TORONTO – Credit ratings agency DBRS Morningstar announced Tuesday it has downgraded Corus Entertainment’s issuer rating to BB (low) from BB and also its senior unsecured notes to BB (low).
“The credit rating downgrades reflect DBRS Morningstar’s concerns that Corus’ near- to medium-term earnings will remain under pressure as a result of a contraction in advertising revenue affected by the confluence of several factors, including a softening economic outlook, strike activity (now resolved) affecting content creation, and an increasingly competitive entertainment landscape,” reads a DBRS Morningstar press release.
The agency, however, has changed all trends for Corus’s ratings to “stable” from “negative”. Back in April, DBRS Morningstar confirmed Corus’s issuer rating at BB, but changed the trend to negative from stable. At the time, the trend change reflected a concern that near-term earnings would be pressured by slowing economic activity, the release explains.
“DBRS Morningstar expects the challenging television advertising environment will likely persist through F2024 as advertisers moderate their ad-spend and consumers contend with the rising cost of living and higher interest rates,” the release says.

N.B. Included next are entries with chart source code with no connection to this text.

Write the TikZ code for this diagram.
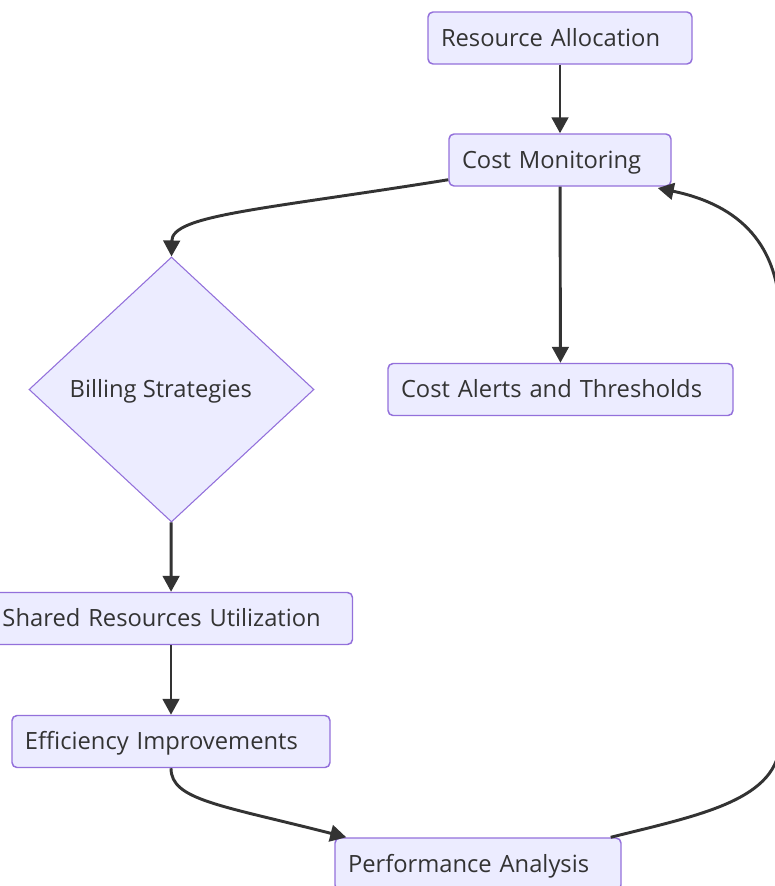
\documentclass[tikz,border=0pt]{standalone}
\usepackage{fontspec}
\setmainfont{Open Sans}
\usepackage{xcolor}
\usetikzlibrary{arrows.meta, shapes.geometric, positioning}

\definecolor{nodefill}{HTML}{ECECFF}
\definecolor{nodeline}{HTML}{9370DB}
\definecolor{edgeline}{HTML}{333333}

\begin{document}
\begin{tikzpicture}[x=0.75pt, y=-0.75pt,
    box/.style={rectangle, rounded corners=3.75pt, draw=nodeline, fill=nodefill,
        line width=1.1pt, minimum height=39pt, inner xsep=9.75pt, inner ysep=0pt,
        text height=14pt, text depth=1.6pt,
        align=left, text=edgeline, font=\fontsize{17.8}{21}\selectfont},
    decision/.style={diamond, draw=nodeline, fill=nodefill, line width=0.8pt,
        minimum width=213.75pt, minimum height=198.75pt, inner sep=0pt,
        text height=14pt, text depth=1.6pt,
        text=edgeline, font=\fontsize{17.8}{21}\selectfont},
    arr/.style={-{Triangle[length=12pt, width=12.5pt]}, line width=2.2pt, draw=edgeline}]
    % Khung hình
    \clip (0,0) rectangle (775,886);

    % Các nút
    \node[box, text width=178.5pt] (ra) at (560,38) {Resource Allocation};
    \node[box, text width=147pt] (cm) at (560,160) {Cost Monitoring};
    \node[decision] (bs) at (171.5,389.5) {Billing Strategies\hspace*{16pt}};
    \node[box, text width=239.25pt] (ca) at (560.5,389.5) {Cost Alerts and Thresholds};
    \node[box, text width=252.75pt] (sr) at (171,618.5) {Shared Resources Utilization};
    \node[box, text width=219pt] (ei) at (171,741.5) {Efficiency Improvements};
    \node[box, text width=195pt] (pa) at (478,864) {Performance Analysis};

    % Các mũi tên thẳng
    \draw[arr] (ra) -- (cm);
    \draw[arr] (cm) -- (ca);
    \draw[arr] (bs) -- (sr);
    \draw[arr] (sr) -- (ei);

    % Các mũi tên cong
    \draw[arr] ([yshift=5.25pt]cm.south west) .. controls (260,210) and (172,215) .. (bs.north);
    \draw[arr] (ei.south) .. controls (171,800) and (220,805) .. ([xshift=9pt]pa.north west);
    \draw[arr] ([xshift=-8.25pt]pa.north east) .. controls (700,815) and (780,800) .. (780,740)
        -- (780,320) .. controls (780,245) and (740,205) .. ([xshift=-10.5pt, yshift=-1pt]cm.south east);
\end{tikzpicture}
\end{document}
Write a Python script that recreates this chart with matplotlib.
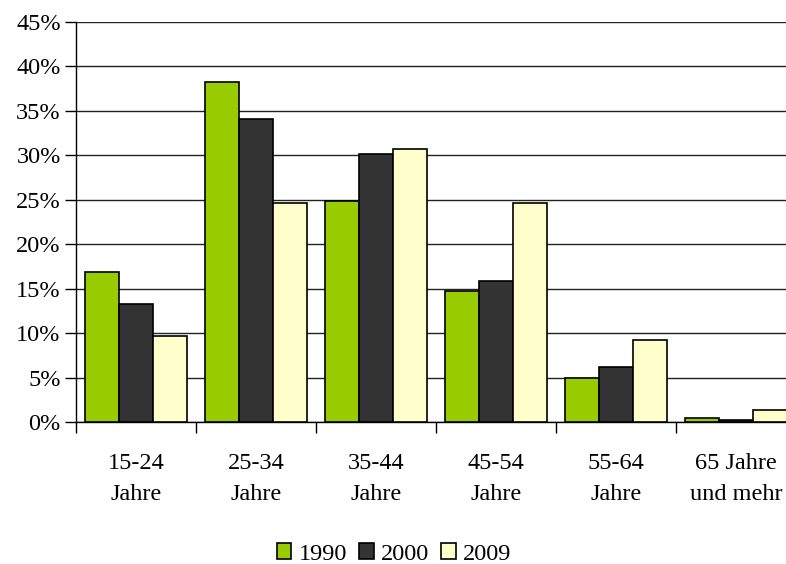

“In addition, the Writers Guild of America and Screen Actors Guild-American Federation of Television and Radio Artists strikes have severely affected the production of U.S. content, which will negatively affect operating results in the company’s seasonally strong first quarter. However, with the resolution of both strikes as of early November, DBRS Morningstar anticipates a full program schedule to return in H2 F2024.”
Although the prospect of new content and a full program schedule in the second half of 2024 is encouraging, Corus will face increasing competitive pressure from the proliferation of digital entertainment options available to consumers, DBRS Morningstar says.
“While Corus’ video-first strategy offers a strong slate of popular programs, access to specialty channels and a robust production slate of Canadian content that has international appeal, the rising cost of living, and an uncertain economic climate are causing consumers to be pickier with regard to their entertainment spend. Therefore, in order to reduce ad-spend friction, the Company must be able to provide advertisers with a seamless buying experience that is both effective and efficient across all linear and digital distribution channels,” DBRS Morningstar advises.
Corus’s recent financial woes, largely attributable to a soft TV advertising market, has led the media company to seek relief from its regulatory obligations. The CRTC proposed in October to alleviate some of those burdens on a temporary basis.
In its application for regulatory relief, Corus had noted that high inflation, its sub-$1 share price and its debt-to-liquid cash ratio reaching “unacceptable levels” after the company saw a 61 per cent free cash decline over the previous year have put it in a precarious position with rapidly declining profitability.
In October, Corus suspended its quarterly dividend to prioritize continued debt reduction.
As of midday Tuesday, its shares were trading at $0.54.